String Quartet No.1, Op.24
Alexander Mosolov (1900-1973) was born in Kiev but his family moved to Moscow when he was a boy and he grew up there, studying piano and composition at the Moscow Conservatory with Reinhold Gliere and Nicolai Myaskovsky. He was attracted to the so-called Russian Futurist Movement which sought new ways to express melodic and harmonic material. His early works caused him to fall afoul of the Stalinist government and he was imprisoned in the Gulag for several months. After his release, he concentrated on setting the folk music of Kyrgizstan and Turkmenstan into traditional orchestral forms. His compositions from this point on were more conservative as he did not wish to provoke further conflict with the authorities. He composed in most genres and penned at least four string quartets.
String Quartet No.1 was composed in 1926, the year after he graduated from Moscow Conservatory.

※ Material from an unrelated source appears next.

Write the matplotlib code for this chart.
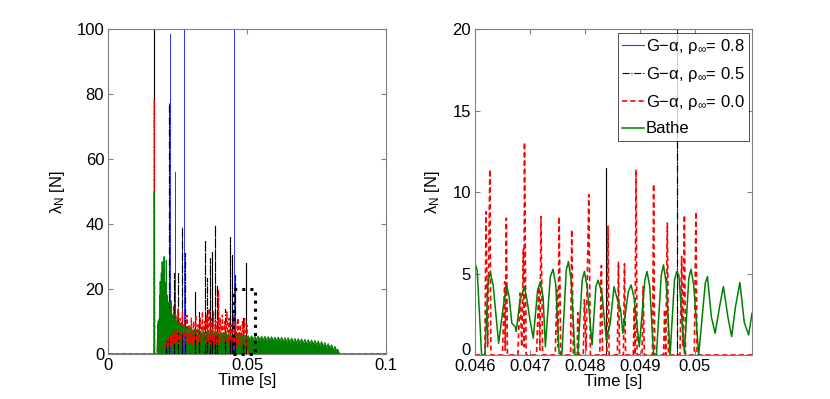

The opening Andante agitato begins in a mysterious and somewhat threatening fashion. A recurring ostinato rhythm in the cello sets the mood. There follows a thrusting march like theme before the music sinks back into a shrouded atmosphere. Throughout the rest of the movement these brief and powerful storm bursts break through the fog of the Andante with constant tempo changes. The second movement, Adagio, also marked Tempo di gavotta, is a rather slow dance followed by a quicker section before a Largo funebre. Next comes a Scherzo which is nervous and even frenetic. The finale, Allegro risoluto, begins in a wild fashion but like passengers getting out of a car which has suddenly careened off the road, the music slows and is wobbly. Gradually the tempo picks up again and a march episode follows. Constant mood and tempo changes punctuate the movement.